Prof. Kenneth Norman | Computational principles of event memory

Mind Meeting

  • Date: Sep 12, 2019
  • Time: 03:30 PM - 04:45 PM (Local Time Germany)
  • Speaker: Prof. Kenneth Norman
  • Department of Psychology, Princeton Neuroscience Institute, Princeton University, NJ, USA
  • Location: MPI for Human Cognitive and Brain Sciences
  • Room: Wilhelm Wundt Room (A400)
  • Host: Department of Psychology
  • Contact: psy-office@cbs.mpg.de
Our ability to understand ongoing events depends critically on general knowledge about how different kinds of situations work (schemas), and also on recollection of specific instances of these situations that we have previously experienced (episodic memory).

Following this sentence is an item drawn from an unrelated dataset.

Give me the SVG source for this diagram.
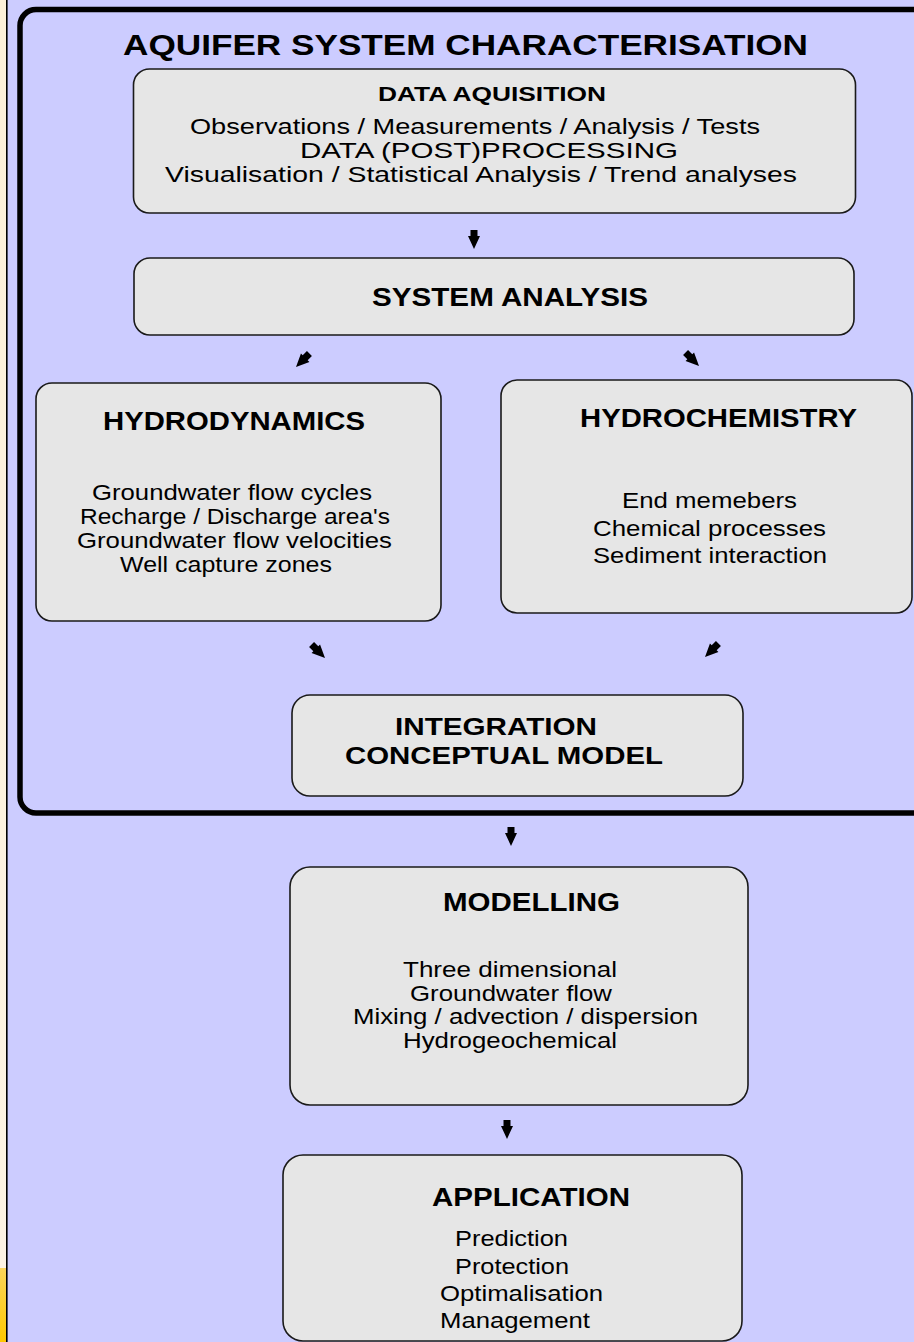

The consensus around this general view masks deep questions about how these two memory systems interact to support event understanding: How do we build our library of schemas? and how exactly do we use episodic memory in the service of event understanding? Given rich, continuous inputs, when do we store and retrieve episodic memory “snapshots”, and how are they organized so as to ensure that we can retrieve the right snapshots at the right time? I will present results from relevant behavioral and fMRI experiments, and I will describe a computational model that uses memory-augmented neural networks (i.e., neural networks that learn how to use episodic memory in the service of task performance) to account for cortico-hippocampal interactions.